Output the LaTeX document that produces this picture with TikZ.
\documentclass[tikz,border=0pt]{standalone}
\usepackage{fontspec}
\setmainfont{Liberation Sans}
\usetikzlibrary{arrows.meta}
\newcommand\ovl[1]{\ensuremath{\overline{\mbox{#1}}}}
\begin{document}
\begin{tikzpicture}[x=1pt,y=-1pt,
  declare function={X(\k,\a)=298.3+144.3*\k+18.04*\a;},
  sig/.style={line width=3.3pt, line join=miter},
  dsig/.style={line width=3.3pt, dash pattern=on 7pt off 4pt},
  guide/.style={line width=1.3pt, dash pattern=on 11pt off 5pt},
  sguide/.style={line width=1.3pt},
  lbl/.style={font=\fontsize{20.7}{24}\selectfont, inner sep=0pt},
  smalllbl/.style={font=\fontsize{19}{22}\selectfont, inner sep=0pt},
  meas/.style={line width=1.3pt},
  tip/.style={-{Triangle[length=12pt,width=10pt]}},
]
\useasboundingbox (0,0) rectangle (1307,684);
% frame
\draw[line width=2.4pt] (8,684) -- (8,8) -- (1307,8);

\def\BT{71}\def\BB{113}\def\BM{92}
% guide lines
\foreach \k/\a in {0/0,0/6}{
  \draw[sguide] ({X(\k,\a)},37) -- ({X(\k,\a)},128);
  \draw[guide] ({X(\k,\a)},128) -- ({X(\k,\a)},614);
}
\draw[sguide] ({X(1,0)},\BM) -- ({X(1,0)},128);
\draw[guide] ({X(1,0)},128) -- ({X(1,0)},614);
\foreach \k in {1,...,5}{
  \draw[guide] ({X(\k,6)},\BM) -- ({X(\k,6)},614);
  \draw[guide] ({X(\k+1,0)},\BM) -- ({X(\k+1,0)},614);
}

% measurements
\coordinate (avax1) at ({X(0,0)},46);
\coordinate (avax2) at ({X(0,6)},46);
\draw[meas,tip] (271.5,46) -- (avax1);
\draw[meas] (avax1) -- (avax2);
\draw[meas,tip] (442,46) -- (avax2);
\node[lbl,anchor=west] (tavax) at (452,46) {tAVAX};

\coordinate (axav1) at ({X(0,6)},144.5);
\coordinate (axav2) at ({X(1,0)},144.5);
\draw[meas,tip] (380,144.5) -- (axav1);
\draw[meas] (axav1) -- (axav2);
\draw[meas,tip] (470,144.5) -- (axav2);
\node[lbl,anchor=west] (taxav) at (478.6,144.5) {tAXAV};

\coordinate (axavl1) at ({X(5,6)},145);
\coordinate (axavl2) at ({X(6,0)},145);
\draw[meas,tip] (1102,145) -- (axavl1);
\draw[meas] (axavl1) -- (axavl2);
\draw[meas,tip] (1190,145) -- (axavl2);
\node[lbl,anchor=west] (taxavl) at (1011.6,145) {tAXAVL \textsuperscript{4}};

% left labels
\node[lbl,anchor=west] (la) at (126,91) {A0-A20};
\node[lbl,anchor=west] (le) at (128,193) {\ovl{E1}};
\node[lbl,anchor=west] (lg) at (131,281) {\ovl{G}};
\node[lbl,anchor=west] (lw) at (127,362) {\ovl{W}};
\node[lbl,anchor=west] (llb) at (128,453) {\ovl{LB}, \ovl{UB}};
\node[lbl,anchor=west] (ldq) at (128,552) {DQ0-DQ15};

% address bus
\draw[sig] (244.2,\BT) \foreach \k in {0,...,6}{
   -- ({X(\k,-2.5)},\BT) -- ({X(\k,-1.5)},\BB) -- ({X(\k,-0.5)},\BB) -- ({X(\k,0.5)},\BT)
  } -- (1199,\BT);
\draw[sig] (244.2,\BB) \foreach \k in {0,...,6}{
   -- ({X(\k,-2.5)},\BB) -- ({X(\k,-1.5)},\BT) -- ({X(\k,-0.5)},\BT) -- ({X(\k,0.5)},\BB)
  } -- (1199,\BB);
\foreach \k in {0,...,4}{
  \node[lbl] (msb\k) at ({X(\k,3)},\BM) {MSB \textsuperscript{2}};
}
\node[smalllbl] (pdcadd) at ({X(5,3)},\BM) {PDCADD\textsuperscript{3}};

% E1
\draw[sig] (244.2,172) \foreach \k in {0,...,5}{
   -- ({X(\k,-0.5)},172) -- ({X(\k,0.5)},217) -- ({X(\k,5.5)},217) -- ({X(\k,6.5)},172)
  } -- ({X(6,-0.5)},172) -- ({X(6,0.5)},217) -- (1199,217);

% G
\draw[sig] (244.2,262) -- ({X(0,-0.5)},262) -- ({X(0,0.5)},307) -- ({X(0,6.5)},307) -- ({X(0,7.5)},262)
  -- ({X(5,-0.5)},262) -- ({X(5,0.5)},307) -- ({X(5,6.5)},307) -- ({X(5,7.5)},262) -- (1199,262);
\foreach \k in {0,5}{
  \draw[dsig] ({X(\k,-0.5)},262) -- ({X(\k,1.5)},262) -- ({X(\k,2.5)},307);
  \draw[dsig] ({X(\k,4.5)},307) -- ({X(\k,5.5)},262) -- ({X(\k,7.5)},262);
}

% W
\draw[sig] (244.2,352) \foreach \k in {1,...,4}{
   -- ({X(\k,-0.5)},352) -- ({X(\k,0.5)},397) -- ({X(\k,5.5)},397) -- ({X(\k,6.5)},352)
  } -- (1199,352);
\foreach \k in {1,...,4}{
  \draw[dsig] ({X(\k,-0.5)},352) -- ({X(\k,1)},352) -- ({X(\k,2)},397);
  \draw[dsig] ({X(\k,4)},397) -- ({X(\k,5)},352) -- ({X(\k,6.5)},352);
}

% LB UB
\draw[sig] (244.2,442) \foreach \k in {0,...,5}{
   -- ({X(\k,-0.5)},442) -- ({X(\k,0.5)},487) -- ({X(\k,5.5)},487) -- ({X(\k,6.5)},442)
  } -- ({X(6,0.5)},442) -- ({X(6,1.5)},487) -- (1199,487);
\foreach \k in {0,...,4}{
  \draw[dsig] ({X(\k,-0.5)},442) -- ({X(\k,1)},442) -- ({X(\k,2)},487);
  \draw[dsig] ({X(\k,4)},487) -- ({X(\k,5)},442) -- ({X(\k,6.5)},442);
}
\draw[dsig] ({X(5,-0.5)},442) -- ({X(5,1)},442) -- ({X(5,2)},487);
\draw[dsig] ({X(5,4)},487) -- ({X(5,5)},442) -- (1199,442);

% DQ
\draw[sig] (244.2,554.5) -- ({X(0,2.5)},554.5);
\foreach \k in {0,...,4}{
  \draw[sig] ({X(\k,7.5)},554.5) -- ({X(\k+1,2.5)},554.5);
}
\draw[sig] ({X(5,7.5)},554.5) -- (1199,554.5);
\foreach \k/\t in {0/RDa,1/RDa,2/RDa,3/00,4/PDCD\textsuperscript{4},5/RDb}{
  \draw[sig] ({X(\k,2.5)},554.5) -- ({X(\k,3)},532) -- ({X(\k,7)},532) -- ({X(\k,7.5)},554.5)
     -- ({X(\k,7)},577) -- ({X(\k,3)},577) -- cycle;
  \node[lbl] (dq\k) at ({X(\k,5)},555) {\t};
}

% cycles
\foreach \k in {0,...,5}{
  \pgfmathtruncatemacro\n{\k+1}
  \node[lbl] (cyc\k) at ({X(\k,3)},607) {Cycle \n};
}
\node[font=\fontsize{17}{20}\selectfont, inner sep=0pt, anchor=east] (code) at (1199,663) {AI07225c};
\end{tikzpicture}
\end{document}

****

** PROBLEM DESCRIPTION **
Transcribe the full listing above without leaving anything out.

** COMPLETE ANSWER **
Output the LaTeX document that produces this picture with TikZ.
\documentclass[tikz,border=0pt]{standalone}
\usepackage{fontspec}
\setmainfont{Liberation Sans}
\usetikzlibrary{arrows.meta}
\newcommand\ovl[1]{\ensuremath{\overline{\mbox{#1}}}}
\begin{document}
\begin{tikzpicture}[x=1pt,y=-1pt,
  declare function={X(\k,\a)=298.3+144.3*\k+18.04*\a;},
  sig/.style={line width=3.3pt, line join=miter},
  dsig/.style={line width=3.3pt, dash pattern=on 7pt off 4pt},
  guide/.style={line width=1.3pt, dash pattern=on 11pt off 5pt},
  sguide/.style={line width=1.3pt},
  lbl/.style={font=\fontsize{20.7}{24}\selectfont, inner sep=0pt},
  smalllbl/.style={font=\fontsize{19}{22}\selectfont, inner sep=0pt},
  meas/.style={line width=1.3pt},
  tip/.style={-{Triangle[length=12pt,width=10pt]}},
]
\useasboundingbox (0,0) rectangle (1307,684);
% frame
\draw[line width=2.4pt] (8,684) -- (8,8) -- (1307,8);

\def\BT{71}\def\BB{113}\def\BM{92}
% guide lines
\foreach \k/\a in {0/0,0/6}{
  \draw[sguide] ({X(\k,\a)},37) -- ({X(\k,\a)},128);
  \draw[guide] ({X(\k,\a)},128) -- ({X(\k,\a)},614);
}
\draw[sguide] ({X(1,0)},\BM) -- ({X(1,0)},128);
\draw[guide] ({X(1,0)},128) -- ({X(1,0)},614);
\foreach \k in {1,...,5}{
  \draw[guide] ({X(\k,6)},\BM) -- ({X(\k,6)},614);
  \draw[guide] ({X(\k+1,0)},\BM) -- ({X(\k+1,0)},614);
}

% measurements
\coordinate (avax1) at ({X(0,0)},46);
\coordinate (avax2) at ({X(0,6)},46);
\draw[meas,tip] (271.5,46) -- (avax1);
\draw[meas] (avax1) -- (avax2);
\draw[meas,tip] (442,46) -- (avax2);
\node[lbl,anchor=west] (tavax) at (452,46) {tAVAX};

\coordinate (axav1) at ({X(0,6)},144.5);
\coordinate (axav2) at ({X(1,0)},144.5);
\draw[meas,tip] (380,144.5) -- (axav1);
\draw[meas] (axav1) -- (axav2);
\draw[meas,tip] (470,144.5) -- (axav2);
\node[lbl,anchor=west] (taxav) at (478.6,144.5) {tAXAV};

\coordinate (axavl1) at ({X(5,6)},145);
\coordinate (axavl2) at ({X(6,0)},145);
\draw[meas,tip] (1102,145) -- (axavl1);
\draw[meas] (axavl1) -- (axavl2);
\draw[meas,tip] (1190,145) -- (axavl2);
\node[lbl,anchor=west] (taxavl) at (1011.6,145) {tAXAVL \textsuperscript{4}};

% left labels
\node[lbl,anchor=west] (la) at (126,91) {A0-A20};
\node[lbl,anchor=west] (le) at (128,193) {\ovl{E1}};
\node[lbl,anchor=west] (lg) at (131,281) {\ovl{G}};
\node[lbl,anchor=west] (lw) at (127,362) {\ovl{W}};
\node[lbl,anchor=west] (llb) at (128,453) {\ovl{LB}, \ovl{UB}};
\node[lbl,anchor=west] (ldq) at (128,552) {DQ0-DQ15};

% address bus
\draw[sig] (244.2,\BT) \foreach \k in {0,...,6}{
   -- ({X(\k,-2.5)},\BT) -- ({X(\k,-1.5)},\BB) -- ({X(\k,-0.5)},\BB) -- ({X(\k,0.5)},\BT)
  } -- (1199,\BT);
\draw[sig] (244.2,\BB) \foreach \k in {0,...,6}{
   -- ({X(\k,-2.5)},\BB) -- ({X(\k,-1.5)},\BT) -- ({X(\k,-0.5)},\BT) -- ({X(\k,0.5)},\BB)
  } -- (1199,\BB);
\foreach \k in {0,...,4}{
  \node[lbl] (msb\k) at ({X(\k,3)},\BM) {MSB \textsuperscript{2}};
}
\node[smalllbl] (pdcadd) at ({X(5,3)},\BM) {PDCADD\textsuperscript{3}};

% E1
\draw[sig] (244.2,172) \foreach \k in {0,...,5}{
   -- ({X(\k,-0.5)},172) -- ({X(\k,0.5)},217) -- ({X(\k,5.5)},217) -- ({X(\k,6.5)},172)
  } -- ({X(6,-0.5)},172) -- ({X(6,0.5)},217) -- (1199,217);

% G
\draw[sig] (244.2,262) -- ({X(0,-0.5)},262) -- ({X(0,0.5)},307) -- ({X(0,6.5)},307) -- ({X(0,7.5)},262)
  -- ({X(5,-0.5)},262) -- ({X(5,0.5)},307) -- ({X(5,6.5)},307) -- ({X(5,7.5)},262) -- (1199,262);
\foreach \k in {0,5}{
  \draw[dsig] ({X(\k,-0.5)},262) -- ({X(\k,1.5)},262) -- ({X(\k,2.5)},307);
  \draw[dsig] ({X(\k,4.5)},307) -- ({X(\k,5.5)},262) -- ({X(\k,7.5)},262);
}

% W
\draw[sig] (244.2,352) \foreach \k in {1,...,4}{
   -- ({X(\k,-0.5)},352) -- ({X(\k,0.5)},397) -- ({X(\k,5.5)},397) -- ({X(\k,6.5)},352)
  } -- (1199,352);
\foreach \k in {1,...,4}{
  \draw[dsig] ({X(\k,-0.5)},352) -- ({X(\k,1)},352) -- ({X(\k,2)},397);
  \draw[dsig] ({X(\k,4)},397) -- ({X(\k,5)},352) -- ({X(\k,6.5)},352);
}

% LB UB
\draw[sig] (244.2,442) \foreach \k in {0,...,5}{
   -- ({X(\k,-0.5)},442) -- ({X(\k,0.5)},487) -- ({X(\k,5.5)},487) -- ({X(\k,6.5)},442)
  } -- ({X(6,0.5)},442) -- ({X(6,1.5)},487) -- (1199,487);
\foreach \k in {0,...,4}{
  \draw[dsig] ({X(\k,-0.5)},442) -- ({X(\k,1)},442) -- ({X(\k,2)},487);
  \draw[dsig] ({X(\k,4)},487) -- ({X(\k,5)},442) -- ({X(\k,6.5)},442);
}
\draw[dsig] ({X(5,-0.5)},442) -- ({X(5,1)},442) -- ({X(5,2)},487);
\draw[dsig] ({X(5,4)},487) -- ({X(5,5)},442) -- (1199,442);

% DQ
\draw[sig] (244.2,554.5) -- ({X(0,2.5)},554.5);
\foreach \k in {0,...,4}{
  \draw[sig] ({X(\k,7.5)},554.5) -- ({X(\k+1,2.5)},554.5);
}
\draw[sig] ({X(5,7.5)},554.5) -- (1199,554.5);
\foreach \k/\t in {0/RDa,1/RDa,2/RDa,3/00,4/PDCD\textsuperscript{4},5/RDb}{
  \draw[sig] ({X(\k,2.5)},554.5) -- ({X(\k,3)},532) -- ({X(\k,7)},532) -- ({X(\k,7.5)},554.5)
     -- ({X(\k,7)},577) -- ({X(\k,3)},577) -- cycle;
  \node[lbl] (dq\k) at ({X(\k,5)},555) {\t};
}

% cycles
\foreach \k in {0,...,5}{
  \pgfmathtruncatemacro\n{\k+1}
  \node[lbl] (cyc\k) at ({X(\k,3)},607) {Cycle \n};
}
\node[font=\fontsize{17}{20}\selectfont, inner sep=0pt, anchor=east] (code) at (1199,663) {AI07225c};
\end{tikzpicture}
\end{document}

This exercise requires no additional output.